Bild: Vertrauenszusicherungen, aber auch Zweifel: Olaf Scholz bei seinem Antrit…
Washington taz | Bundeskanzler Olaf Scholz und US-Präsident Joe Biden
präsentierten beim Antrittsbesuch des neuen deutschen Regierungschefs in
Washington eine geschlossene Front. Doch trotz der gegenseitigen
Vertrauenszusicherungen bleiben weiterhin Zweifel, ob diese Einigkeit auch
im Ernstfall bestehen würde.
„Deutschland ist absolut zuverlässig“, erwiderte Biden am Montag auf die
Frage, ob Deutschland ein zuverlässiger Partner sei. „Ich habe keine
Bedenken in Bezug auf Deutschland“. Die Frage nach der deutschen
Zuverlässigkeit selbst zeigt allerdings, dass es auf amerikanischer Seite
in der Vergangenheit durchaus Vorbehalte gegeben hat – und diese weiter
bestehen.
Aus dem US-Kongress waren in den vergangenen Wochen immer wieder Stimmen zu
hören, die das Vorgehen der [1][deutschen Regierung im Ukrainekonflikt]
kritisiert haben. Zu den größten Kritikpunkten gehörten die
[2][Verweigerung von Waffenlieferungen] zur Selbstverteidigung an Kiew und
das [3][Nord Stream 2-Gaspipeline-Projekt].
Während einer gemeinsamen Pressekonferenz im Weißen Haus versuchten Biden
und Scholz ihr Bestes, um jegliche Art von Differenzen zwischen den
Nato-Partnern im Keim zu ersticken. Der US-Präsident erklärte, dass es
keinen wichtigen globalen Sachverhalt gäbe, bei dem Berlin und Washington
nicht zusammenarbeiten würden. Auch bei der Ukrainekrise sei das so.

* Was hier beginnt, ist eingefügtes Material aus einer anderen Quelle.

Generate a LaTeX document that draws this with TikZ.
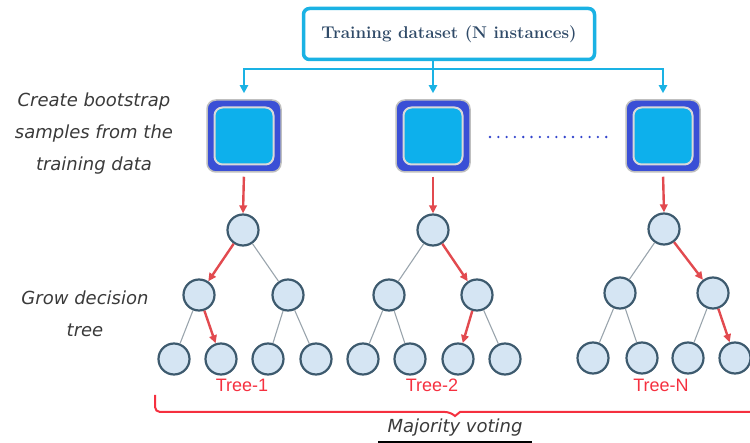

„Wir arbeiten im Gleichschritt, um weitere russische Aggressionen in Europa
zu verhindern“, sagte Biden noch vor dem Beginn seines bilateralen
Gesprächs mit Scholz im Oval Office.
## Machtwort gegen Nord Stream 2
Wenn man die bisherige Vorgehensweise der beiden Regierungen jedoch
miteinander vergleicht, dann kommen Zweifel an dieser Aussage auf. Zwar
gibt es auf beiden Seiten des Atlantiks gute Gründe für die jeweils
unterschiedliche Herangehensweise, doch diese können nicht wegdiskutiert
werden. Biden sorgte erst im vergangenen Monat für einen Eklat, als er von
kleinen und großen Invasionen sprach und damit die unterschiedlichen
Positionen zur Krise innerhalb der Nato preisgab.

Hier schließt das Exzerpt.